The Lindsay Lane swinging bridge in Criglersville has been closed for months following an inspection by VDOT, but that hasn’t stopped locals from decorating it for the holidays. Over the weekend, a heart was added to the closed sign in honor of Valentine’s Day.

The Lindsay Lane swinging bridge remains closed, but there could be light at the end of the tunnel.

Last week, VDOT Resident Engineer Carrie Shepheard presented the Madison County Board of Supervisors with updated estimates for renovating or replacing the bridge. The structure was closed in October after a VDOT inspection revealed it to be in disrepair.

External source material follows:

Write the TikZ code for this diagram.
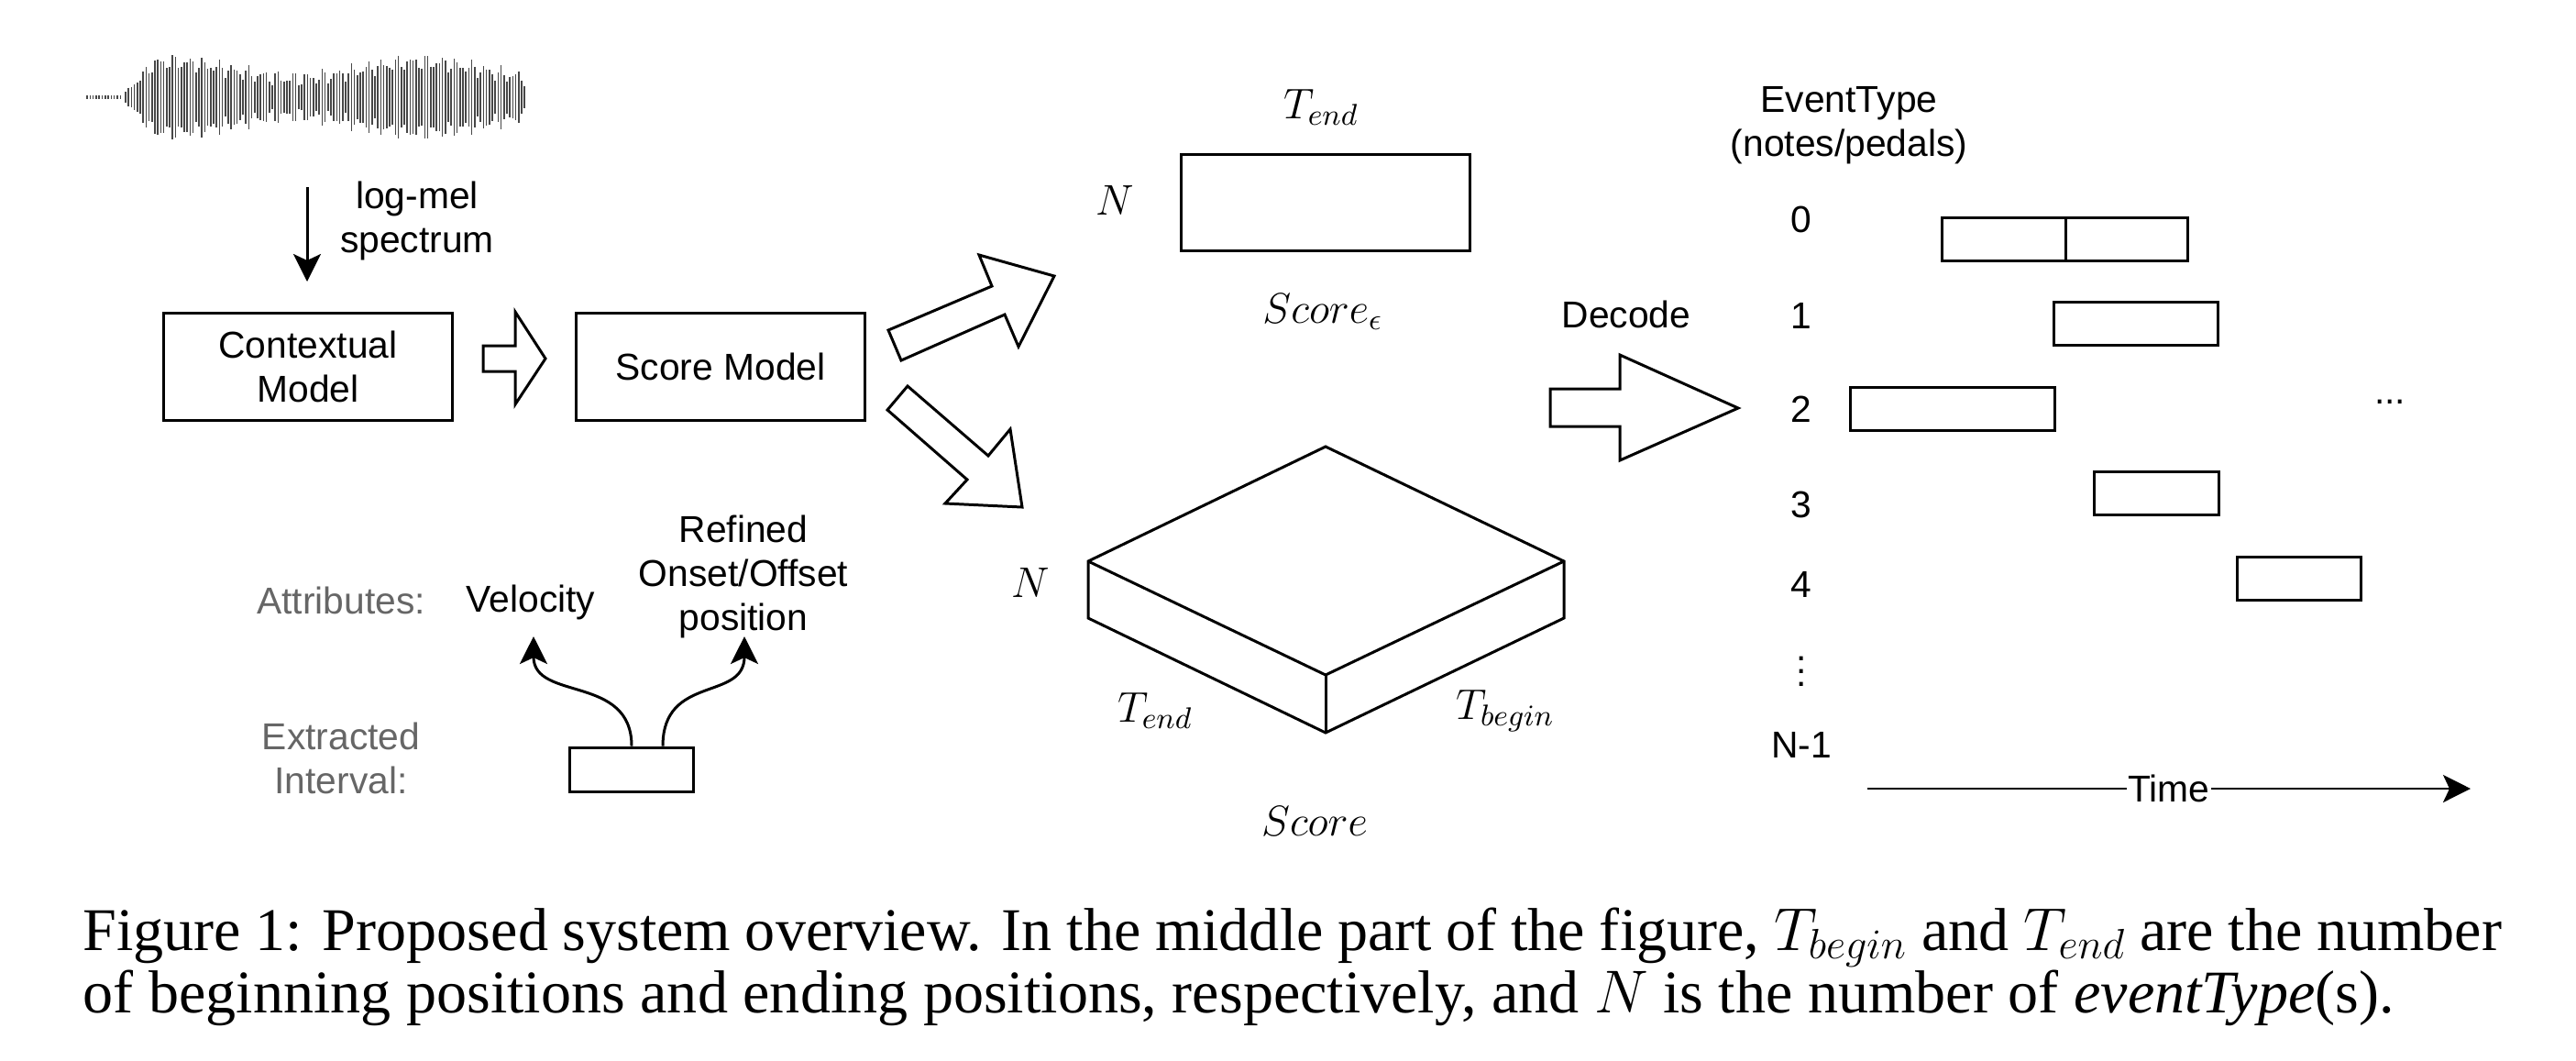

The Meadows Lane bridge, further down the road, was repaired enough to remain open.

In November, Shepheard presented two options for the Lindsay Lane bridge including a new swinging bridge at a VDOT estimate of $1.5-2 million; a pre-fabricated truss at $1-1.5 million or abandonment and demolition at approximately $100,000. She said the estimates were done factoring the replacement as a VDOT engineered project and some savings could be realized if the project were done locally. Those estimates included widening the bridge to 6 or 10 feet to make it ADA compliant.

During last week’s update, Shepheard presented estimates for rehabilitating or replacing the bridge with a 3 or 6 foot width, basically what is there now. Rehabbing the structure would keep the current foundation in place with the existing tower painted and all remaining elements replaced. Both options would require the right-of-way to be donated.

Rehabbing the Lindsay Lane bridge is estimated at approximately $749,000 if done by a contractor, approximately $439,000 if done by state VDOT workers. Replacing the bridge is estimated at nearly $997,000 if done by contractor, nearly $620,000 if done by state forces. Rehabbing the Meadow Lane bridge would cost approximately $735,000 if done by a contractor, $430,000 if done by state forces.

While the state forces option is clearly cheaper, Shepheard said there would likely be a significant time delay since VDOT is responsible for 1,700 bridges and structures. She said the preferred option would be using a contractor managed by VDOT.

As for funding, the options remain the same as in November—the transportation alternate funding program (TAFP) and the secondary six year plan telefees. The TAFP is an 80% federal, 20% local match and is awarded every two years via an application process. The next application deadline is Oct. 1, 2021 with funds awarded June 2022. Also a possibility is using the county’s telefees via the secondary six year plan which amounts to approximately $40,000 annually and could be used for the 20% match. According to Shepheard, traditional secondary six year plan funds aren’t applicable since the bridges don’t carry vehicle traffic. Also not applicable are department of conservation and recreation funds which go toward recreation trails.

“However the county wishes to proceed is how [we’ll go],” Shepheard said. “We’ll help to make it happen.”

Supervisor Carty Yowell asked once rehabilitated or replaced if VDOT would maintain the bridges to the level where they’d never have to be shut down again.

Shepheard said the bridges will have a life span, but VDOT would continue to maintain them in accordance with their procedures.

Another question is if the bridges can even be replaced with something that isn’t ADA compliant. Shepheard and a fellow engineer said a design exception would have to approved by the state, but it’s likely that would be given.

Meanwhile, several local residents have come up with a plan of their own to solve the bridge issue. The plan wasn’t discussed in detail during the board meeting, but the supervisors said there were aware of it and it could create a “win-win” and would be a solution funded by the private sector.